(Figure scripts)
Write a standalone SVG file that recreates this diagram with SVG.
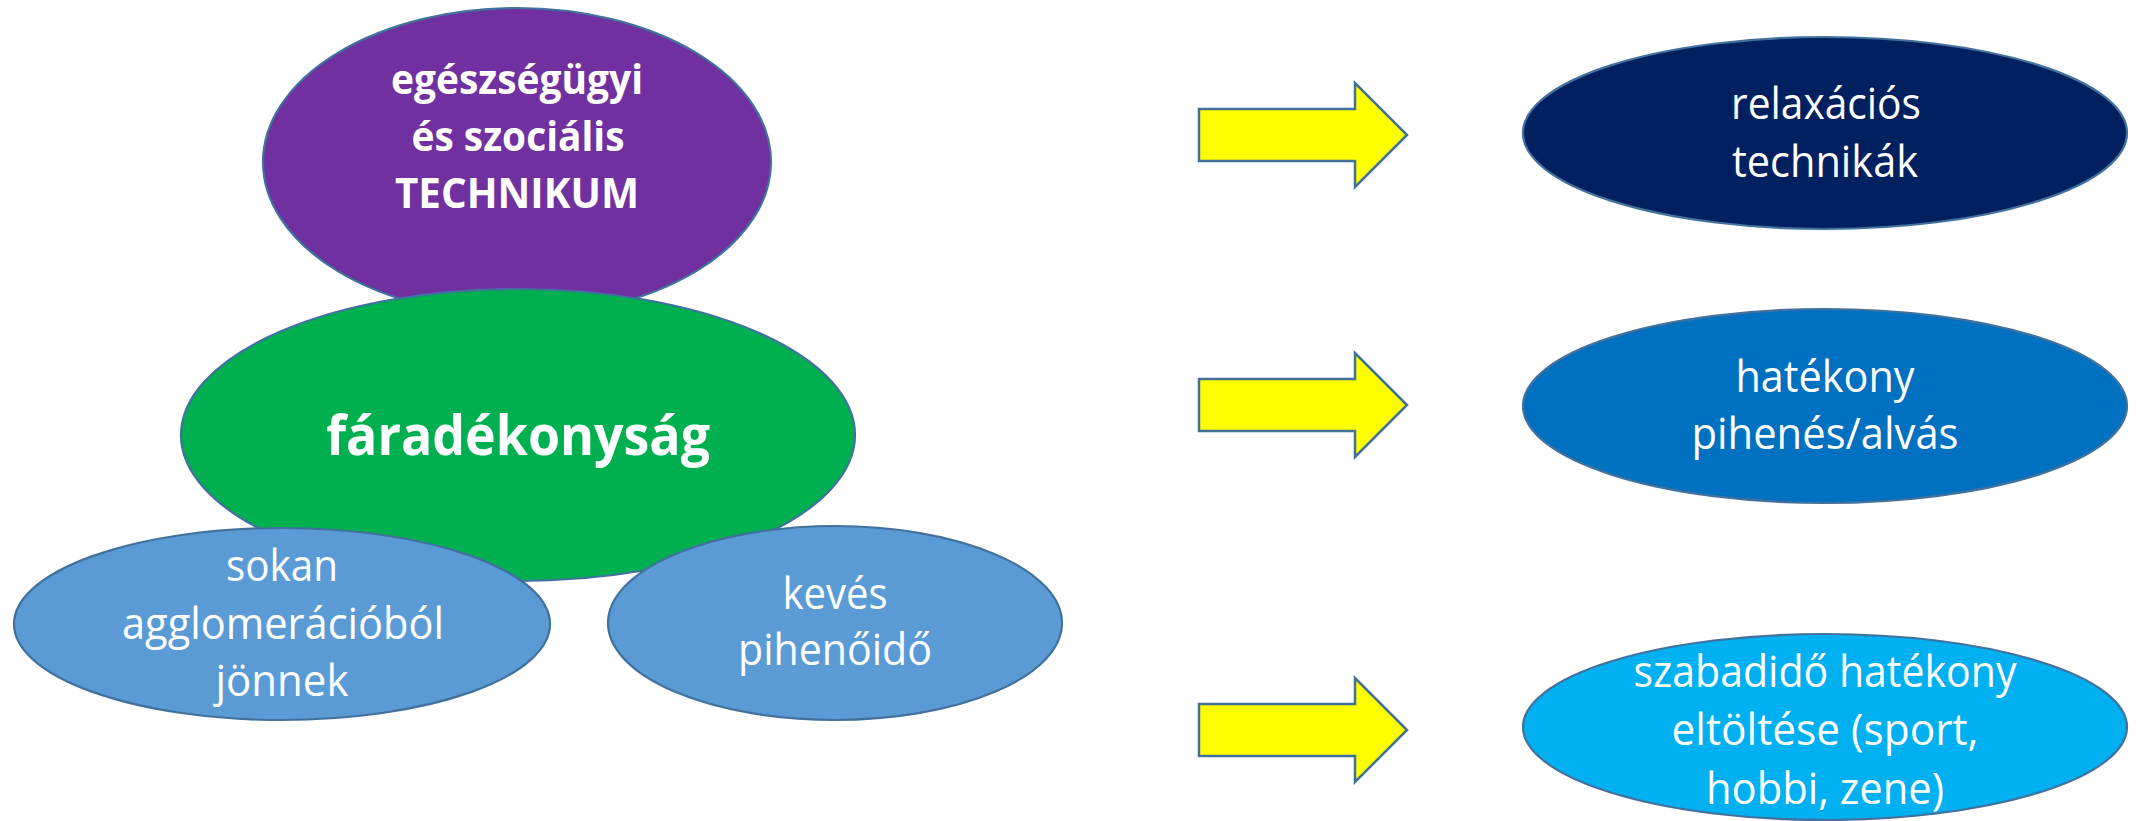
<svg xmlns="http://www.w3.org/2000/svg" width="2142" height="821" viewBox="0 0 2142 821">
<style>
.shape{stroke:#41719C;stroke-width:2.2}
.t{font-family:"Open Sans","Noto Sans","Liberation Sans",sans-serif;fill:#FFFFFF;text-anchor:middle;font-size:44px}
.b{font-weight:bold;font-size:42px}
.big{font-weight:bold;font-size:55px}
.arrow{fill:#FFFF00;stroke:#41719C;stroke-width:2.5;stroke-linejoin:miter}
</style>
<rect width="2142" height="821" fill="#FFFFFF"/>
<g id="node-technikum">
<ellipse class="shape" cx="517" cy="162" rx="254" ry="154" fill="#7030A0"/>
<text class="t b" x="517" y="94" textLength="252" lengthAdjust="spacingAndGlyphs">egészségügyi</text>
<text class="t b" x="518" y="151" textLength="213" lengthAdjust="spacingAndGlyphs">és szociális</text>
<text class="t b" x="517" y="208" textLength="244" lengthAdjust="spacingAndGlyphs">TECHNIKUM</text>
</g>
<g id="node-faradekonysag">
<ellipse class="shape" cx="518" cy="435" rx="337" ry="146" fill="#00B050"/>
<text class="t big" x="518" y="455" textLength="384" lengthAdjust="spacingAndGlyphs">fáradékonyság</text>
</g>
<g id="node-agglomeracio">
<ellipse class="shape" cx="282" cy="624" rx="268" ry="96" fill="#5B9BD5"/>
<text class="t" x="282" y="581" textLength="112" lengthAdjust="spacingAndGlyphs">sokan</text>
<text class="t" x="283" y="639" textLength="322" lengthAdjust="spacingAndGlyphs">agglomerációból</text>
<text class="t" x="282" y="696" textLength="133" lengthAdjust="spacingAndGlyphs">jönnek</text>
</g>
<g id="node-pihenoido">
<ellipse class="shape" cx="835" cy="623" rx="227" ry="97" fill="#5B9BD5"/>
<text class="t" x="835" y="609" textLength="105" lengthAdjust="spacingAndGlyphs">kevés</text>
<text class="t" x="835" y="665" textLength="194" lengthAdjust="spacingAndGlyphs">pihenőidő</text>
</g>
<g id="connectors">
<path class="arrow" d="M1199,109 H1355 V83 L1407,135 L1355,187 V161 H1199 Z"/>
<path class="arrow" d="M1199,379 H1355 V353 L1407,405 L1355,457 V431 H1199 Z"/>
<path class="arrow" d="M1199,704 H1355 V678 L1407,730 L1355,782 V756 H1199 Z"/>
</g>
<g id="node-relaxacios">
<ellipse class="shape" cx="1825" cy="133" rx="302" ry="96" fill="#002060"/>
<text class="t" x="1826" y="119" textLength="190" lengthAdjust="spacingAndGlyphs">relaxációs</text>
<text class="t" x="1825" y="177" textLength="186" lengthAdjust="spacingAndGlyphs">technikák</text>
</g>
<g id="node-pihenes">
<ellipse class="shape" cx="1825" cy="406" rx="302" ry="97" fill="#0070C0"/>
<text class="t" x="1825" y="392" textLength="179" lengthAdjust="spacingAndGlyphs">hatékony</text>
<text class="t" x="1825" y="449" textLength="267" lengthAdjust="spacingAndGlyphs">pihenés/alvás</text>
</g>
<g id="node-szabadido">
<ellipse class="shape" cx="1825" cy="727" rx="302" ry="93" fill="#00B0F0"/>
<text class="t" x="1825" y="687" textLength="383" lengthAdjust="spacingAndGlyphs">szabadidő hatékony</text>
<text class="t" x="1825" y="745" textLength="307" lengthAdjust="spacingAndGlyphs">eltöltése (sport,</text>
<text class="t" x="1825" y="804" textLength="238" lengthAdjust="spacingAndGlyphs">hobbi, zene)</text>
</g>
</svg>
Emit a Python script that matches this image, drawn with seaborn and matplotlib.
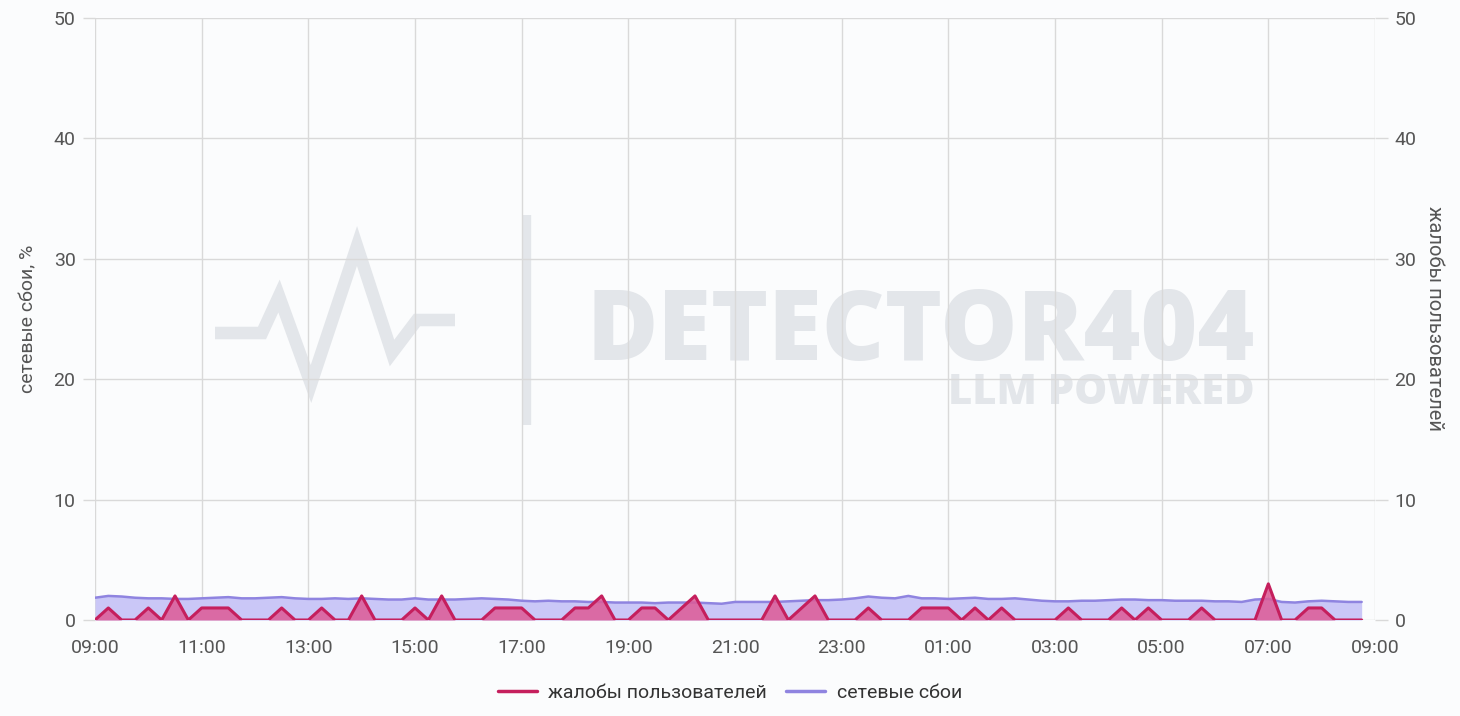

▸ Job
Leave out the pictures and print every line of the data exactly.

▸ Task solution
Write a standalone SVG file that recreates this diagram with SVG.
<svg xmlns="http://www.w3.org/2000/svg" width="2142" height="821" viewBox="0 0 2142 821">
<style>
.shape{stroke:#41719C;stroke-width:2.2}
.t{font-family:"Open Sans","Noto Sans","Liberation Sans",sans-serif;fill:#FFFFFF;text-anchor:middle;font-size:44px}
.b{font-weight:bold;font-size:42px}
.big{font-weight:bold;font-size:55px}
.arrow{fill:#FFFF00;stroke:#41719C;stroke-width:2.5;stroke-linejoin:miter}
</style>
<rect width="2142" height="821" fill="#FFFFFF"/>
<g id="node-technikum">
<ellipse class="shape" cx="517" cy="162" rx="254" ry="154" fill="#7030A0"/>
<text class="t b" x="517" y="94" textLength="252" lengthAdjust="spacingAndGlyphs">egészségügyi</text>
<text class="t b" x="518" y="151" textLength="213" lengthAdjust="spacingAndGlyphs">és szociális</text>
<text class="t b" x="517" y="208" textLength="244" lengthAdjust="spacingAndGlyphs">TECHNIKUM</text>
</g>
<g id="node-faradekonysag">
<ellipse class="shape" cx="518" cy="435" rx="337" ry="146" fill="#00B050"/>
<text class="t big" x="518" y="455" textLength="384" lengthAdjust="spacingAndGlyphs">fáradékonyság</text>
</g>
<g id="node-agglomeracio">
<ellipse class="shape" cx="282" cy="624" rx="268" ry="96" fill="#5B9BD5"/>
<text class="t" x="282" y="581" textLength="112" lengthAdjust="spacingAndGlyphs">sokan</text>
<text class="t" x="283" y="639" textLength="322" lengthAdjust="spacingAndGlyphs">agglomerációból</text>
<text class="t" x="282" y="696" textLength="133" lengthAdjust="spacingAndGlyphs">jönnek</text>
</g>
<g id="node-pihenoido">
<ellipse class="shape" cx="835" cy="623" rx="227" ry="97" fill="#5B9BD5"/>
<text class="t" x="835" y="609" textLength="105" lengthAdjust="spacingAndGlyphs">kevés</text>
<text class="t" x="835" y="665" textLength="194" lengthAdjust="spacingAndGlyphs">pihenőidő</text>
</g>
<g id="connectors">
<path class="arrow" d="M1199,109 H1355 V83 L1407,135 L1355,187 V161 H1199 Z"/>
<path class="arrow" d="M1199,379 H1355 V353 L1407,405 L1355,457 V431 H1199 Z"/>
<path class="arrow" d="M1199,704 H1355 V678 L1407,730 L1355,782 V756 H1199 Z"/>
</g>
<g id="node-relaxacios">
<ellipse class="shape" cx="1825" cy="133" rx="302" ry="96" fill="#002060"/>
<text class="t" x="1826" y="119" textLength="190" lengthAdjust="spacingAndGlyphs">relaxációs</text>
<text class="t" x="1825" y="177" textLength="186" lengthAdjust="spacingAndGlyphs">technikák</text>
</g>
<g id="node-pihenes">
<ellipse class="shape" cx="1825" cy="406" rx="302" ry="97" fill="#0070C0"/>
<text class="t" x="1825" y="392" textLength="179" lengthAdjust="spacingAndGlyphs">hatékony</text>
<text class="t" x="1825" y="449" textLength="267" lengthAdjust="spacingAndGlyphs">pihenés/alvás</text>
</g>
<g id="node-szabadido">
<ellipse class="shape" cx="1825" cy="727" rx="302" ry="93" fill="#00B0F0"/>
<text class="t" x="1825" y="687" textLength="383" lengthAdjust="spacingAndGlyphs">szabadidő hatékony</text>
<text class="t" x="1825" y="745" textLength="307" lengthAdjust="spacingAndGlyphs">eltöltése (sport,</text>
<text class="t" x="1825" y="804" textLength="238" lengthAdjust="spacingAndGlyphs">hobbi, zene)</text>
</g>
</svg>
Emit a Python script that matches this image, drawn with seaborn and matplotlib.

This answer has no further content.